The P value fallacy
Today, I would like to briefly comment an interesting research article written by Goodman, who provided a clear and exemplary discussion about the typical incorrect interpretation of a standard frequentist analysis in the field of medical research. I will now briefly summarise the main argument of the paper and then add some personal comments.
Essentially, the article describes the characteristics of the dominant school of medical statistics and highlights the logical fallacy at the heart of the typical frequentist analysis in clinical studies. This is based on a deductive inferential approach, which starts with a given hypothesis and makes conclusions under the assumption that the hypothesis is true. This is in contrast with a inductive approach, which uses the observed evidence to evaluate what hypothesis is most tenable. The two most popular methods of the frequentist paradigm are the P value proposed by Fisher and the hypothesis testing developed by Neyman and Pearson.
The P value is defined as the probability, under the assumption of no effect (null hypothesis), of obtaining a result equal to or more extreme than what was actually observed. Fisher proposed it as an informal index to be used as a measure of discrepancy between the data and the null hypothesis and therefore should not be interpreted as a formal inferential method.

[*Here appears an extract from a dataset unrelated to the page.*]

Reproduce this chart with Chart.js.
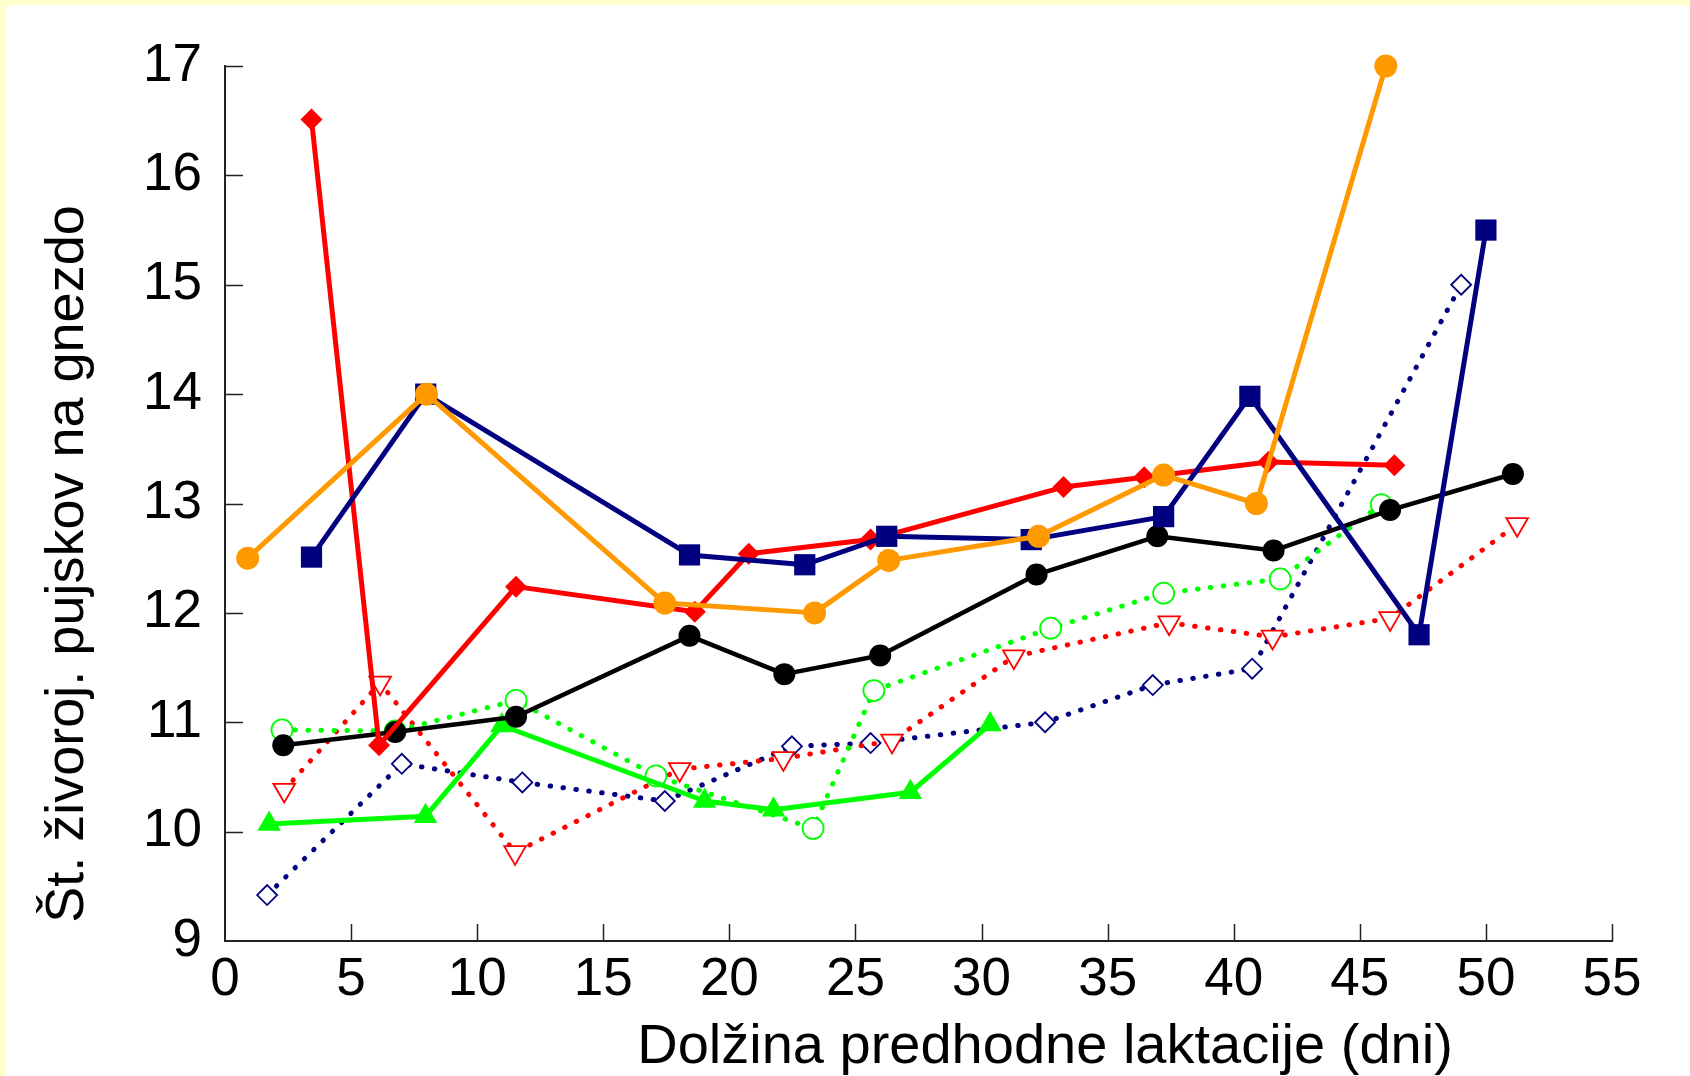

For example, since the P value can only be calculated on the assumption that the null hypothesis is true, it cannot be a direct measure of the probability that the null hypothesis is false. However, the main criticism to the P value is perhaps that it does not take into account the size of the observed effect, i.e. a small effect in a study with a large sample size can have the same P value as a large effect in a small study.
Hypothesis testing was proposed by Neyman and Pearson as an alternative approach to the P value, which assumes the existence of a null hypothesis (e.g. no effect) and an alternative hypothesis (e.g. nonzero effect). The outcome of the test is then simply to reject one hypothesis in favour of the other, solely based on the data. This exposes the researcher to two types of errors: type I error or false-positive ($\alpha$) and type II error or false-negative ($\beta$) result. Rather than focussing on single experiments, like the P value, hypothesis testing is effectively based on a deductive approach to minimise the errors over a large number of experiments. However, the price to pay to obtain this objectivity is the impossibility to make any inferential statement about a single experiment. The procedure only guarantees that in the long run, i.e. after considering many experiments, we shall not often be wrong.
Over time a combination between the P value and hypothesis testing was developed under the assumption that the two approaches can be complementary. The idea was that the P value could be used to measure evidence in a single experiment while not violating the long run logic of hypothesis testing. The combined method is characterized by setting $\alpha$ and power $\beta$ before the experiment, then calculating a P value and rejecting the null hypothesis if the P value is less than the preset type I error rate. This means that the P value is considered a false-positive error rate specific to the data and also a measure of evidence against the null hypothesis. The P value fallacy is born from this statement, which assumes that an event can be seen simultaneously from a long run perspective (where the observed results are put together with other results that might have occurred in hypothetical repetitions of the experiment) and from a short run perspective (where the observed results are interpreted only with respect to the single experiment). However, these views are not reconcilable since a result cannot be at the same time an interchangeable (long-run) and unique (short-run) member of a group of results.
I personally find this discussion fascinating and I believe that it is important to recognise the inconsistencies between the two alternative approaches to inference. The original authors of the two paradigms were well aware of the implications of their methods and never supported the combination of these. However, the combined approach has somehow become widely accepted in practice while its internal inconsistencies and conceptual limitations are hardly recognised.
I feel that, since the two methods are perceived as “objective”, it is generally accepted that, if combined, they can produce reliable conclusions. This, however, is not necessarily true. Accepting at face value the significance result as a binary indicator of whether or not a relation is real is dangeroues and potentially misleading. This practice wants to show that conclusions are being drawn directly from the data, without any external influence, because direct inference from data to hypothesis is thought to result in mistaken conclusions only rarely and is therefore regarded as “scientific”.
This misguided approach has led to a much stronger emphasis towards the quantitative results alone (without any external input). In contrast, I believe that such perspective has the serious drawback of ignoring potentially useful information which is available (e.g. relevant medical knowledge or historical data) and which should be included in the analysis. Of course, I am aware of the potential issues that may arise from the selection and incorporation of external evidence, but I believe this should not be considered as “less reliable” or “more prone to mistakes” compared with the evidence from the available data. It is important that an agreement is reached about the selection of the type of evidence and methods to be used to perform the analysis solely based on their relevance with respect to the context analysed.